Smart phones, dumb fingers and nimble minds

I recently read this email from a colleague:

Colleagues:

Here is a absurd devoted to PLCs.  For those of of yo engaged in PLC work you might find some good ideas or resources.  Supplement to all things PLC site.

An apology email followed in short order, unable to explain how his intended message (Here is a website devoted to PLCs. For those of you engaged in PLC work you might find…..) could have gotten so mangled.

It turns out this colleague just got his hands on an iPad and was having some issues with on-screen typing (don’t we all?).  Rather than an apology, I’d like to give my colleague a virtual high-5 for illustrating an incredible by-product of digital communication.

Transmogrification

Since computing is the process of translating code into meaningful language (literary, mathematical, etc.), there exists a certainty that from time to time code will get entered incorrectly, resulting in a garbling of the intended message.  In the pre-digital era, this often occurred in case of misspeaking. Whether speaking in one’s native tongue or in a second language, the errors are usually forgiveable or contextually identifiable.

She left her house at home (instead of “purse at home”)

When the error results in a humorous confusion or suggestive entendre, we call that a malapropism (for famed Ms. Malaprop).

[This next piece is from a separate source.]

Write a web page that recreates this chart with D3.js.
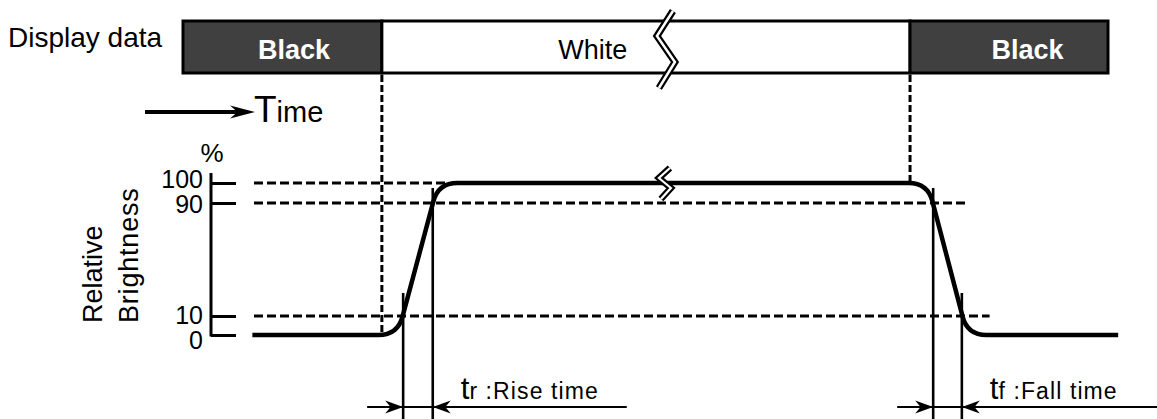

The widow was prostate with grief.

Since the syntax of digital code has nothing to do with the syntax or etymology of language, errors often seem random, undecipherable, even grotesque.  Which is why I choose to refer to my colleague’s error as digital transmogrification.  Can you figure out how website somehow turned into absurd?

Hint:

Look at the keystrokes involved in the typing of the word website.  The a is precariously close to the w and not that much farther from the e.  The i is practically spooning with the u.  Same for the t and the r as well as the e and the d.

I decoded his intended message within seconds, yet absurd and website share little resemblance phonetically and are perfect strangers in morphology and etymology.  Yet I bridged that gap with little effort.

In the previous (linguistically based) errors, the connections are evident.  House and home are linked contextually and prostrate and prostate phonetically.  But absurd and website don’t share that cozy connection.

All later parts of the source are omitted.